Take the material below and extract the lines from the one with "Clone this chart in Chart.js." through the one with "const yTitleSub = [false, true, false, true, false];", word for word, without pictures.

__DATA FOR PROCESSING__
★ ★ ★
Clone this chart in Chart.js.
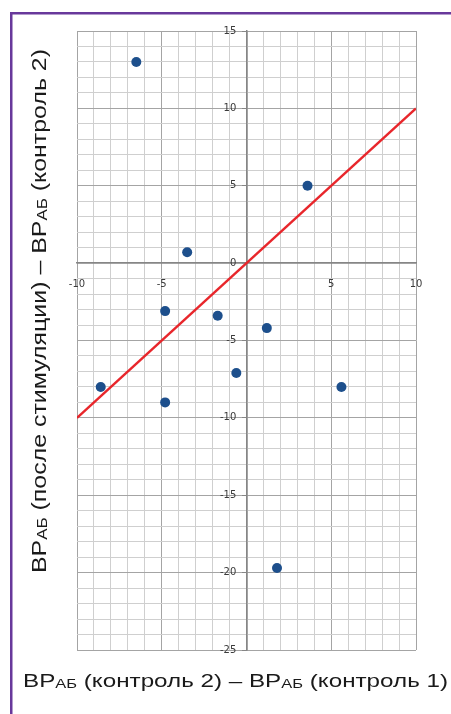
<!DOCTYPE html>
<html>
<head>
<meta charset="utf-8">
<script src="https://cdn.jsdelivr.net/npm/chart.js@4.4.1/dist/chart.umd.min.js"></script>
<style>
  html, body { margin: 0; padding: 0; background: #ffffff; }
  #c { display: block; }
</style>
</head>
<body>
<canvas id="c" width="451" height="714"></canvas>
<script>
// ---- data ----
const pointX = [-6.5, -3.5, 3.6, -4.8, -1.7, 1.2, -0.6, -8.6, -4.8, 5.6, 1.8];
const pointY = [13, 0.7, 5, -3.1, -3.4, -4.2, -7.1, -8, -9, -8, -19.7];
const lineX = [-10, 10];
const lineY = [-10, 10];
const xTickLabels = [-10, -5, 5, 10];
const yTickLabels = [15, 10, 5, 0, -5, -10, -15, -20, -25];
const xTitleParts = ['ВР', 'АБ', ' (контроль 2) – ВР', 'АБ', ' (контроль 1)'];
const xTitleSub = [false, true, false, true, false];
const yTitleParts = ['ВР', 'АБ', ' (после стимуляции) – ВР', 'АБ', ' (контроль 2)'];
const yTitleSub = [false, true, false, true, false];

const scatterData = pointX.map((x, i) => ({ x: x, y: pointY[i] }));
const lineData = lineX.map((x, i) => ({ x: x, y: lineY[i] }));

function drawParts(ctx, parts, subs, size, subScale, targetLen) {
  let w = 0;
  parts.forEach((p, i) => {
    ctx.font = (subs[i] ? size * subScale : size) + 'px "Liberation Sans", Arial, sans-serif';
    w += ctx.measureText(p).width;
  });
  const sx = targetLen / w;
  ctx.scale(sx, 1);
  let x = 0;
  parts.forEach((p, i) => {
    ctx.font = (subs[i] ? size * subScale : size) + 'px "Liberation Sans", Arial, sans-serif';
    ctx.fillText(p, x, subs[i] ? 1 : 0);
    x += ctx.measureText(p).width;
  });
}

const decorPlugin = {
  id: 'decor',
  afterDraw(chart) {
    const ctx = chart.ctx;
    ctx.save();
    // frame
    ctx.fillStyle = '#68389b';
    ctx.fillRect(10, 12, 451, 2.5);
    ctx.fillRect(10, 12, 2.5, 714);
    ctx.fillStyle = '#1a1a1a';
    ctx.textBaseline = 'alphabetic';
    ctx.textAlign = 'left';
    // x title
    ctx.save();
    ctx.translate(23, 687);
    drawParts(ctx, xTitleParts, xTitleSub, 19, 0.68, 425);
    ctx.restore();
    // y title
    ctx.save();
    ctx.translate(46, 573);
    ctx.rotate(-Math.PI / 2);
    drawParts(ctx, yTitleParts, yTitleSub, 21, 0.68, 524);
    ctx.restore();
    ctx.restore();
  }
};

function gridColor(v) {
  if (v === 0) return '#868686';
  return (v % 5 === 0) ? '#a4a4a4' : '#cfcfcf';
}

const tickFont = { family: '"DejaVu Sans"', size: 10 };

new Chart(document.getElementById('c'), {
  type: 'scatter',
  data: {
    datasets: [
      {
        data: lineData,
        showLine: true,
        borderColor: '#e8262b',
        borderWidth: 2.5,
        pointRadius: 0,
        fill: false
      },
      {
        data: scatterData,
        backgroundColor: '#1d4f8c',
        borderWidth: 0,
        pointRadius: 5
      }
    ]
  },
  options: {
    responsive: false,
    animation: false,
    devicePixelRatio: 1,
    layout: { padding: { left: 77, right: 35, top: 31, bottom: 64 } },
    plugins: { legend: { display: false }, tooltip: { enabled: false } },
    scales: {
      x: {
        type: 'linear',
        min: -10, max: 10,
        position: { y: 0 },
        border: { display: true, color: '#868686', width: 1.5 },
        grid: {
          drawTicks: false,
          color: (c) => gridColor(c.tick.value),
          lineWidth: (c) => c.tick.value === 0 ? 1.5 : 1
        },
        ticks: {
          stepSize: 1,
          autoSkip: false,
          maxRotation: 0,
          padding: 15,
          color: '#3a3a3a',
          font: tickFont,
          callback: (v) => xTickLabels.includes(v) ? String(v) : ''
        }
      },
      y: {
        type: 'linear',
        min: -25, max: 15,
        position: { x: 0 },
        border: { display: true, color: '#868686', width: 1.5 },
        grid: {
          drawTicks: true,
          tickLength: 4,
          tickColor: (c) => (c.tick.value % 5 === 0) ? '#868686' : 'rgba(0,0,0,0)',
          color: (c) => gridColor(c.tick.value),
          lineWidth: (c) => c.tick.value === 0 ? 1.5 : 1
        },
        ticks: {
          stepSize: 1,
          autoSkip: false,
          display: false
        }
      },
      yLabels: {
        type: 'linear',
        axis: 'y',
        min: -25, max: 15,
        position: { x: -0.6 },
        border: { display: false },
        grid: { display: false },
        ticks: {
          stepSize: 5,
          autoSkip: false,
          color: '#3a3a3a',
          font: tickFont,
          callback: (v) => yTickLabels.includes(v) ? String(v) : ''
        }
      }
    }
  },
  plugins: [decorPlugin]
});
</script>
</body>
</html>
★ ★ ★
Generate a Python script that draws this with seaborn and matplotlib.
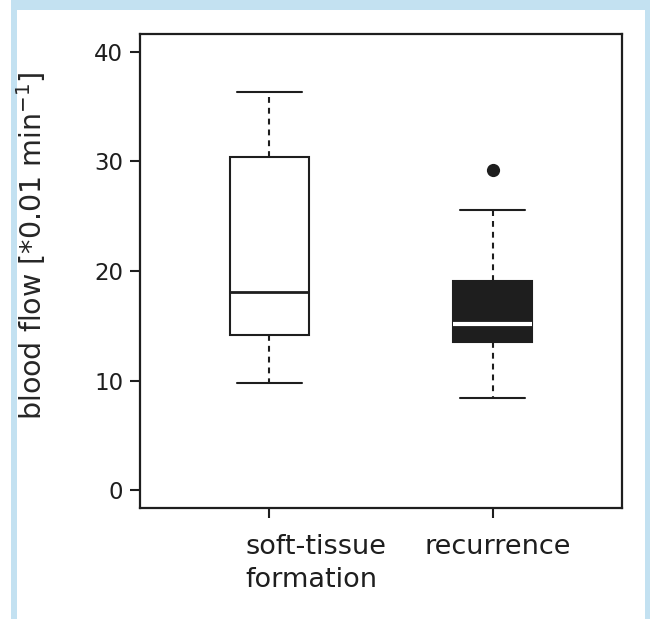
★ ★ ★
__WRITTEN RESPONSE__
Clone this chart in Chart.js.
<!DOCTYPE html>
<html>
<head>
<meta charset="utf-8">
<script src="https://cdn.jsdelivr.net/npm/chart.js@4.4.1/dist/chart.umd.min.js"></script>
<style>
  html, body { margin: 0; padding: 0; background: #ffffff; }
  #c { display: block; }
</style>
</head>
<body>
<canvas id="c" width="451" height="714"></canvas>
<script>
// ---- data ----
const pointX = [-6.5, -3.5, 3.6, -4.8, -1.7, 1.2, -0.6, -8.6, -4.8, 5.6, 1.8];
const pointY = [13, 0.7, 5, -3.1, -3.4, -4.2, -7.1, -8, -9, -8, -19.7];
const lineX = [-10, 10];
const lineY = [-10, 10];
const xTickLabels = [-10, -5, 5, 10];
const yTickLabels = [15, 10, 5, 0, -5, -10, -15, -20, -25];
const xTitleParts = ['ВР', 'АБ', ' (контроль 2) – ВР', 'АБ', ' (контроль 1)'];
const xTitleSub = [false, true, false, true, false];
const yTitleParts = ['ВР', 'АБ', ' (после стимуляции) – ВР', 'АБ', ' (контроль 2)'];
const yTitleSub = [false, true, false, true, false];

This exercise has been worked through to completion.